If we even make it as far as Christmas, I'm going to suggest that he goes to HIS family. He can't see, or refuses to see that there isn't anything even close to "equality", and he's actually just being totally controlling, and only wanting his own way. I went to see our MC today, without BPDh, to get a feel for what I could do. This MC knows our history, and saw some of how BPDh treats me. I'm still trying to let some of what he said sink in. I think the gist of it is, that BPDh has to help himself(which I know), and that he can want what he wants, but that doesn't mean it's healthy, or "fair". People can want anything, but it doesn't mean they get it.

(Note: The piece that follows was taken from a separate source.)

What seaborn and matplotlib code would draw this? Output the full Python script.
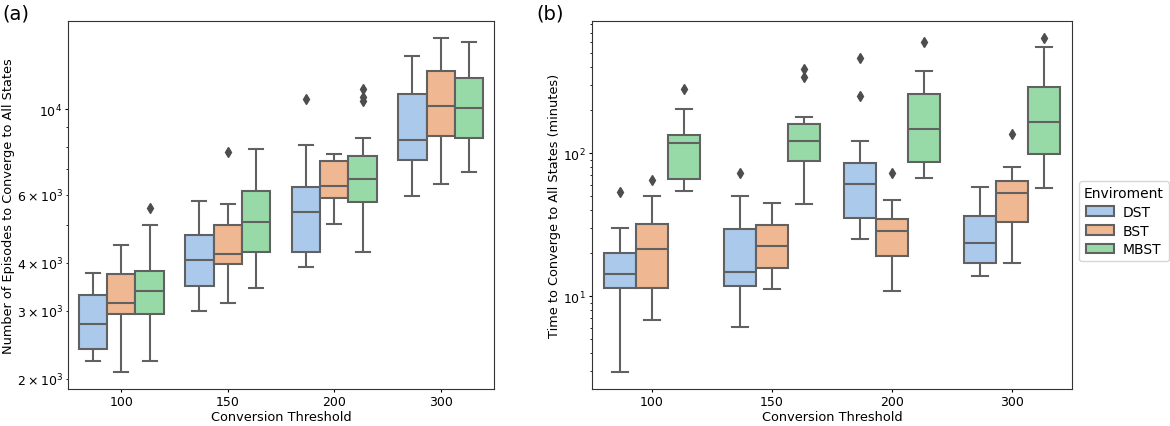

So much in this relationship, I've given up people and things to keep the peace. My family got the short shrift, because his family was HIS priority, and he made little effort to get to know mine.
I'd be more than willing to do both parties in one day, but they were both planned at the same time, and they were too far apart mile wise to make that feasible. I'm betting both our Christmas Eve parties will be the same way. I'm just going to tell him to go ahead and go to HIS party, and I'll do mine. It just isn't my idea of marriage. Again, no compromise, no sense of fair, because for him, it's all or nothing. He actually just wants me to give up doing ANY holidays with my family. I just can't comprehend how he thinks that is "fair"? Or he suggested we trade off years, meaning every other year, he gets all holidays with his family(including Christmas), and I get one Christmas every other year?
I wonder if BPD makes people more selfish? He's easily the most emotionally selfish person I've ever known. He's generous with money, and things, but emotionally speaking, and when it comes to empathy or compromise, he's flatline. And now, after a few years of getting his own way with me, he isn't dealing well with me stating I want to see my family too.